▶ _Dataset extract_
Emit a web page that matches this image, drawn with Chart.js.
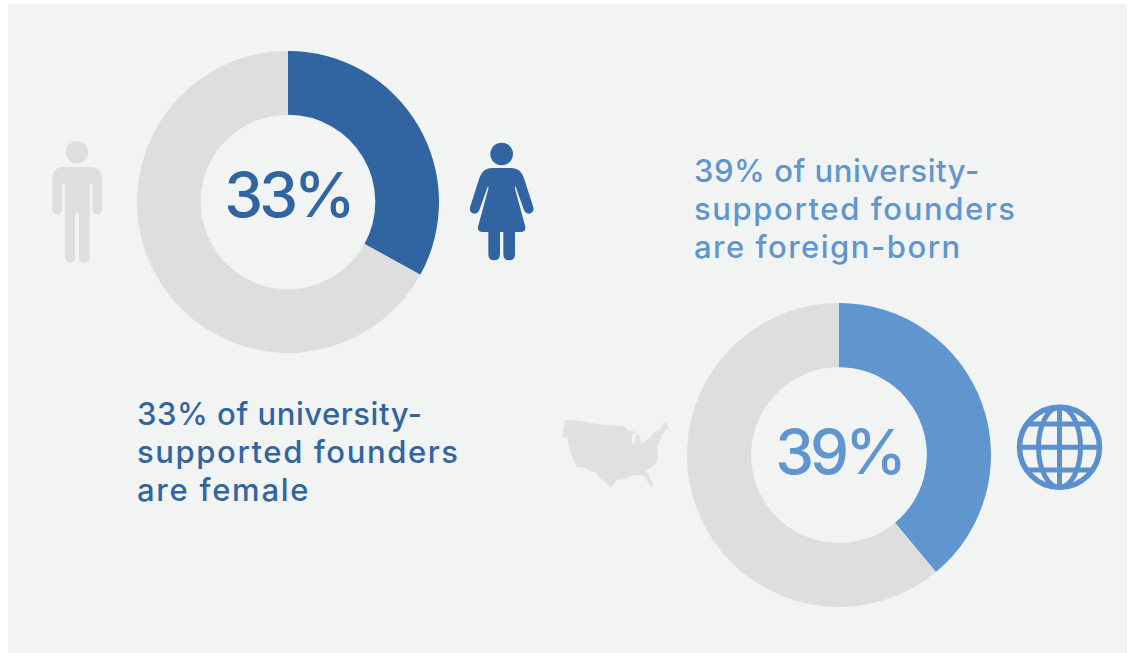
<!DOCTYPE html>
<html>
<head>
<meta charset="utf-8">
<script src="https://cdn.jsdelivr.net/npm/chart.js@4"></script>
<style>
  html, body { margin: 0; padding: 0; background: #fff; }
  #page { position: relative; width: 1130px; height: 653px; overflow: hidden; font-family: Inter, sans-serif; }
  #panel { position: absolute; left: 8px; top: 4px; width: 1119px; height: 649px; background: #f2f4f3; }
  canvas { position: absolute; }
  svg { position: absolute; }
  .big { position: absolute; font-size: 62px; font-weight: 500; letter-spacing: -4px; line-height: 80px; text-align: center; width: 240px; }
  .note { position: absolute; font-size: 31px; font-weight: 500; line-height: 38px; white-space: pre; }
  .note div { height: 38px; }
  .dark { color: #3165a1; }
  .light { color: #6096cf; }
</style>
</head>
<body>
<div id="page">
  <div id="panel"></div>

  <canvas id="femaleChart" width="302" height="302" style="left:137px;top:51px;width:302px;height:302px"></canvas>
  <canvas id="foreignChart" width="304" height="304" style="left:687px;top:303px;width:304px;height:304px"></canvas>

  <div class="big dark" id="femaleBig" style="left:168px;top:155px"></div>
  <div class="big light" id="foreignBig" style="left:719px;top:412px"></div>

  <div class="note dark" id="femaleNote" style="left:137px;top:395px"></div>
  <div class="note light" id="foreignNote" style="left:694px;top:152px"></div>

  <!-- man -->
  <svg style="left:30px;top:120px" width="90" height="160" viewBox="0 0 270 480" fill="#dddfdd">
    <circle cx="141" cy="97" r="33"/>
    <path d="M102 141 H180 Q216 141 216 180 V266 Q216 283 202 283 Q188 283 188 266 V196 Q188 191 184 191 Q179 191 179 196 V412 Q179 428 162 428 Q147 428 147 412 V284 Q147 278 141 278 Q135 278 135 284 V412 Q135 428 120 428 Q105 428 105 412 V196 Q105 191 100 191 Q96 191 96 196 V266 Q96 283 81 283 Q67 283 67 266 V180 Q67 141 102 141 Z"/>
  </svg>

  <!-- woman -->
  <svg style="left:450px;top:130px" width="100" height="140" viewBox="0 0 300 420" fill="#3165a1">
    <circle cx="155" cy="72" r="34"/>
    <path d="M125 114 H185 Q212 114 222 145 L250 232 Q253 248 238 251 Q226 252 221 238 L197 170 Q194 166 195 176 L226 290 Q228 306 212 306 H195 V372 Q195 391 177 391 Q160 391 160 372 V306 H150 V372 Q150 391 132 391 Q115 391 115 372 V306 H98 Q82 306 84 290 L115 176 Q116 166 113 170 L89 238 Q84 252 72 251 Q57 248 60 232 L88 145 Q98 114 125 114 Z"/>
  </svg>

  <!-- US outline -->
  <svg style="left:550px;top:405px" width="130" height="95" viewBox="0 0 390 285" fill="#e0e1e0">
    <path d="M45 45 L60 44 L110 52 L165 60 L205 62 L222 62 L228 72 L245 78 L262 82 L247 88 L245 100 L247 118 L254 116 L255 95 L262 85 L272 98 L272 116 L285 110 L300 100 L310 85 L325 75 L335 68 L338 55 L348 52 L355 68 L345 80 L335 88 L335 100 L328 108 L322 125 L325 150 L320 172 L300 190 L288 195 L298 215 L310 240 L305 247 L295 235 L285 215 L270 210 L245 212 L225 222 L200 225 L190 240 L182 250 L170 235 L150 220 L135 200 L120 198 L105 190 L80 185 L75 175 L60 140 L52 100 L36 95 Z"/>
  </svg>

  <!-- globe -->
  <svg style="left:1005px;top:395px" width="110" height="105" viewBox="0 0 110 105" fill="none" stroke="#5b90cc" stroke-width="5">
    <circle cx="54.5" cy="52.3" r="40" stroke-width="5.5"/>
    <ellipse cx="54.5" cy="52.3" rx="21" ry="40"/>
    <line x1="54.5" y1="12" x2="54.5" y2="92"/>
    <line x1="14.5" y1="52.3" x2="94.5" y2="52.3"/>
    <line x1="21" y1="29" x2="88" y2="29"/>
    <line x1="21" y1="75" x2="88" y2="75"/>
  </svg>
</div>

<script>
const femaleLabels = ["Female", "Male"];
const femaleValues = [33, 67];
const foreignLabels = ["Foreign-born", "US-born"];
const foreignValues = [39, 61];

const femaleBigText = "33%";
const foreignBigText = "39%";
const femaleNoteLines = ["33% of university-", "supported founders", "are female"];
const foreignNoteLines = ["39% of university-", "supported founders", "are foreign-born"];

const ringGrey = "#dddfdd";
const darkBlue = "#3165a1";
const lightBlue = "#6096cf";

function drawRing(id, labels, values, color) {
    new Chart(document.getElementById(id).getContext("2d"), {
        type: "doughnut",
        data: {
            labels: labels,
            datasets: [{
                data: values,
                backgroundColor: [color, ringGrey],
                borderWidth: 0
            }]
        },
        options: {
            responsive: false,
            animation: false,
            cutout: "57.8%",
            plugins: { legend: { display: false }, tooltip: { enabled: false } }
        }
    });
}

// each line gets its own tracking so the widths line up
function writeNote(id, lines, tracking) {
    const box = document.getElementById(id);
    lines.forEach((line, i) => {
        const row = document.createElement("div");
        row.textContent = line;
        row.style.letterSpacing = tracking[i] + "px";
        box.appendChild(row);
    });
}

drawRing("femaleChart", femaleLabels, femaleValues, darkBlue);
drawRing("foreignChart", foreignLabels, foreignValues, lightBlue);

document.getElementById("femaleBig").textContent = femaleBigText;
document.getElementById("foreignBig").textContent = foreignBigText;
writeNote("femaleNote", femaleNoteLines, [0.55, 1.6, 1.75]);
writeNote("foreignNote", foreignNoteLines, [0.55, 1.6, 1.5]);
</script>
</body>
</html>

▶ _Written task_
Repeat the listing above exactly, with no pictures.

▶ _Exercise solution_
Emit a web page that matches this image, drawn with Chart.js.
<!DOCTYPE html>
<html>
<head>
<meta charset="utf-8">
<script src="https://cdn.jsdelivr.net/npm/chart.js@4"></script>
<style>
  html, body { margin: 0; padding: 0; background: #fff; }
  #page { position: relative; width: 1130px; height: 653px; overflow: hidden; font-family: Inter, sans-serif; }
  #panel { position: absolute; left: 8px; top: 4px; width: 1119px; height: 649px; background: #f2f4f3; }
  canvas { position: absolute; }
  svg { position: absolute; }
  .big { position: absolute; font-size: 62px; font-weight: 500; letter-spacing: -4px; line-height: 80px; text-align: center; width: 240px; }
  .note { position: absolute; font-size: 31px; font-weight: 500; line-height: 38px; white-space: pre; }
  .note div { height: 38px; }
  .dark { color: #3165a1; }
  .light { color: #6096cf; }
</style>
</head>
<body>
<div id="page">
  <div id="panel"></div>

  <canvas id="femaleChart" width="302" height="302" style="left:137px;top:51px;width:302px;height:302px"></canvas>
  <canvas id="foreignChart" width="304" height="304" style="left:687px;top:303px;width:304px;height:304px"></canvas>

  <div class="big dark" id="femaleBig" style="left:168px;top:155px"></div>
  <div class="big light" id="foreignBig" style="left:719px;top:412px"></div>

  <div class="note dark" id="femaleNote" style="left:137px;top:395px"></div>
  <div class="note light" id="foreignNote" style="left:694px;top:152px"></div>

  <!-- man -->
  <svg style="left:30px;top:120px" width="90" height="160" viewBox="0 0 270 480" fill="#dddfdd">
    <circle cx="141" cy="97" r="33"/>
    <path d="M102 141 H180 Q216 141 216 180 V266 Q216 283 202 283 Q188 283 188 266 V196 Q188 191 184 191 Q179 191 179 196 V412 Q179 428 162 428 Q147 428 147 412 V284 Q147 278 141 278 Q135 278 135 284 V412 Q135 428 120 428 Q105 428 105 412 V196 Q105 191 100 191 Q96 191 96 196 V266 Q96 283 81 283 Q67 283 67 266 V180 Q67 141 102 141 Z"/>
  </svg>

  <!-- woman -->
  <svg style="left:450px;top:130px" width="100" height="140" viewBox="0 0 300 420" fill="#3165a1">
    <circle cx="155" cy="72" r="34"/>
    <path d="M125 114 H185 Q212 114 222 145 L250 232 Q253 248 238 251 Q226 252 221 238 L197 170 Q194 166 195 176 L226 290 Q228 306 212 306 H195 V372 Q195 391 177 391 Q160 391 160 372 V306 H150 V372 Q150 391 132 391 Q115 391 115 372 V306 H98 Q82 306 84 290 L115 176 Q116 166 113 170 L89 238 Q84 252 72 251 Q57 248 60 232 L88 145 Q98 114 125 114 Z"/>
  </svg>

  <!-- US outline -->
  <svg style="left:550px;top:405px" width="130" height="95" viewBox="0 0 390 285" fill="#e0e1e0">
    <path d="M45 45 L60 44 L110 52 L165 60 L205 62 L222 62 L228 72 L245 78 L262 82 L247 88 L245 100 L247 118 L254 116 L255 95 L262 85 L272 98 L272 116 L285 110 L300 100 L310 85 L325 75 L335 68 L338 55 L348 52 L355 68 L345 80 L335 88 L335 100 L328 108 L322 125 L325 150 L320 172 L300 190 L288 195 L298 215 L310 240 L305 247 L295 235 L285 215 L270 210 L245 212 L225 222 L200 225 L190 240 L182 250 L170 235 L150 220 L135 200 L120 198 L105 190 L80 185 L75 175 L60 140 L52 100 L36 95 Z"/>
  </svg>

  <!-- globe -->
  <svg style="left:1005px;top:395px" width="110" height="105" viewBox="0 0 110 105" fill="none" stroke="#5b90cc" stroke-width="5">
    <circle cx="54.5" cy="52.3" r="40" stroke-width="5.5"/>
    <ellipse cx="54.5" cy="52.3" rx="21" ry="40"/>
    <line x1="54.5" y1="12" x2="54.5" y2="92"/>
    <line x1="14.5" y1="52.3" x2="94.5" y2="52.3"/>
    <line x1="21" y1="29" x2="88" y2="29"/>
    <line x1="21" y1="75" x2="88" y2="75"/>
  </svg>
</div>

<script>
const femaleLabels = ["Female", "Male"];
const femaleValues = [33, 67];
const foreignLabels = ["Foreign-born", "US-born"];
const foreignValues = [39, 61];

const femaleBigText = "33%";
const foreignBigText = "39%";
const femaleNoteLines = ["33% of university-", "supported founders", "are female"];
const foreignNoteLines = ["39% of university-", "supported founders", "are foreign-born"];

const ringGrey = "#dddfdd";
const darkBlue = "#3165a1";
const lightBlue = "#6096cf";

function drawRing(id, labels, values, color) {
    new Chart(document.getElementById(id).getContext("2d"), {
        type: "doughnut",
        data: {
            labels: labels,
            datasets: [{
                data: values,
                backgroundColor: [color, ringGrey],
                borderWidth: 0
            }]
        },
        options: {
            responsive: false,
            animation: false,
            cutout: "57.8%",
            plugins: { legend: { display: false }, tooltip: { enabled: false } }
        }
    });
}

// each line gets its own tracking so the widths line up
function writeNote(id, lines, tracking) {
    const box = document.getElementById(id);
    lines.forEach((line, i) => {
        const row = document.createElement("div");
        row.textContent = line;
        row.style.letterSpacing = tracking[i] + "px";
        box.appendChild(row);
    });
}

drawRing("femaleChart", femaleLabels, femaleValues, darkBlue);
drawRing("foreignChart", foreignLabels, foreignValues, lightBlue);

document.getElementById("femaleBig").textContent = femaleBigText;
document.getElementById("foreignBig").textContent = foreignBigText;
writeNote("femaleNote", femaleNoteLines, [0.55, 1.6, 1.75]);
writeNote("foreignNote", foreignNoteLines, [0.55, 1.6, 1.5]);
</script>
</body>
</html>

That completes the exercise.